High-performance bifunctional electrocatalysts for zinc-air batteries using coaxial electrospun hollow N-doped carbon nanofibers decorated with NiCo and CoMn nanocrystals

Zinc-air batteries (ZABs) have garnered significant attention as ideal power sources for wearable electronic devices. However, the slow reaction kinetics of the oxygen reduction reaction (ORR) and oxygen evolution reaction (OER) remain a major obstacle to their widespread application. Herein, coaxial electrospinning followed by carbonization is utilized to synthesize hollow N-doped carbon nanofibers (CNFs).
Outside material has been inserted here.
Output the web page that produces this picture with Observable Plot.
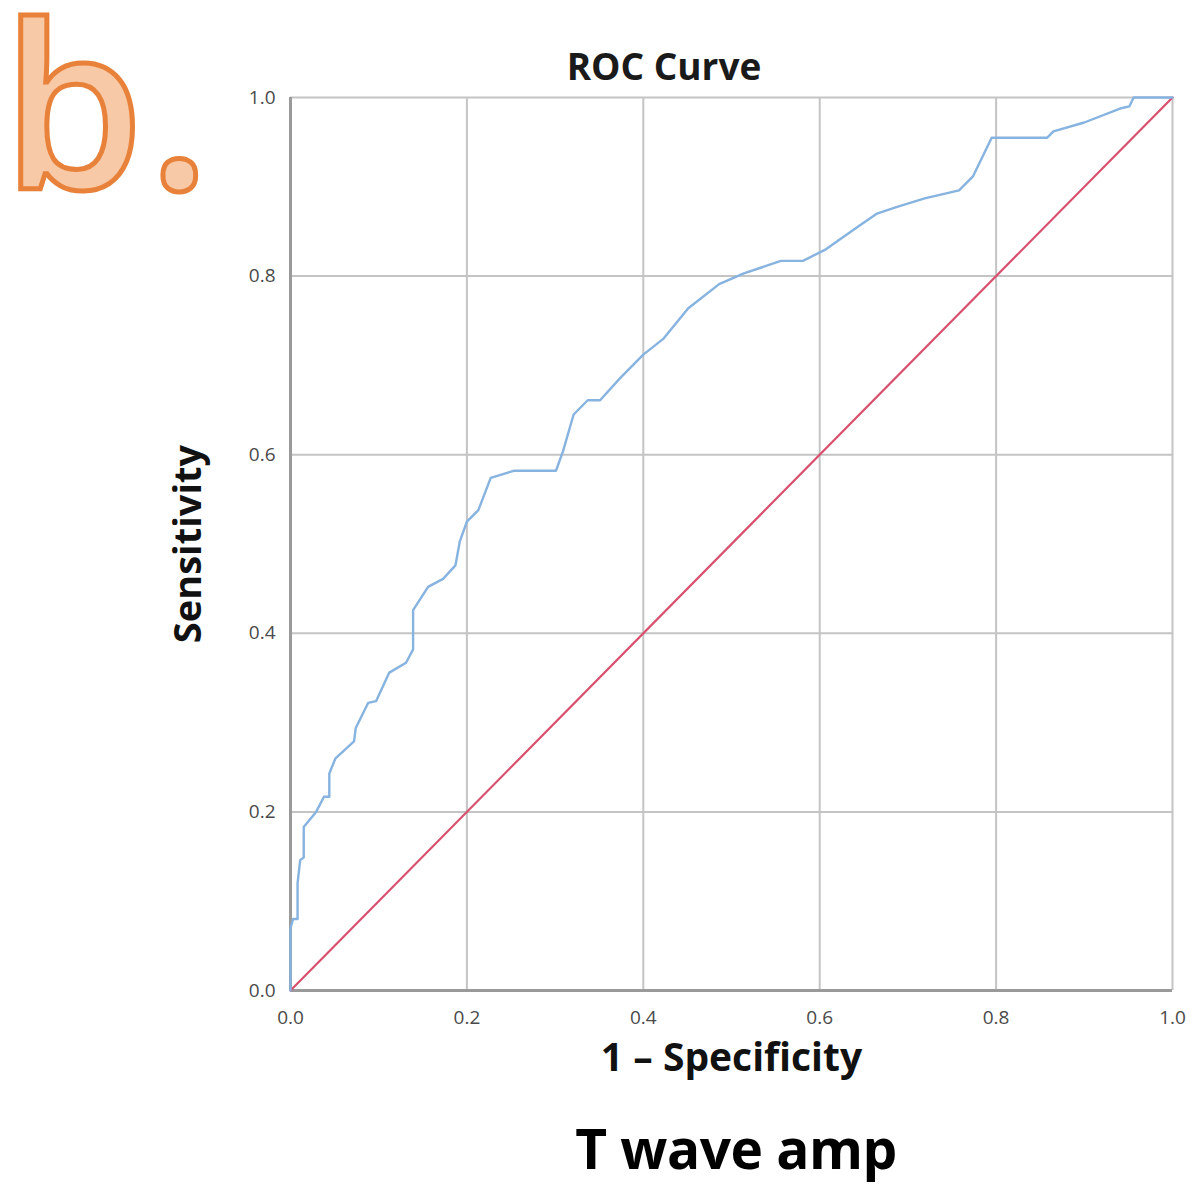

The inner surface of these CNFs is decorated with OER-active NiCo nanoparticles, while the outside surface is modified with ORR-active CoMn nanocrystals. The resulting NiCo@C@CoMn CNFs exhibit excellent bifunctional oxygen electrocatalytic performance, with an ORR half-wave potential of 0.82 V and an OER overpotential of 398 mV at 10 mA cm- 2. Batteries assembled with this catalyst demonstrate an open-circuit voltage of 1.44 V, a power density of 130.3 mW cm- 2, a specific capacity of 798.4 mAh g- 1, and a cycle life of 1650 h. Additionally, solid-state ZABs based on NiCo@C@CoMn CNFs show a high open-circuit voltage of 1.41 V, a power density of 91.5 mW cm- 2 and a cycle life of 30 h. This approach provides a novel strategy for synthesizing high-performance electrocatalysts with bifunctional catalytic properties.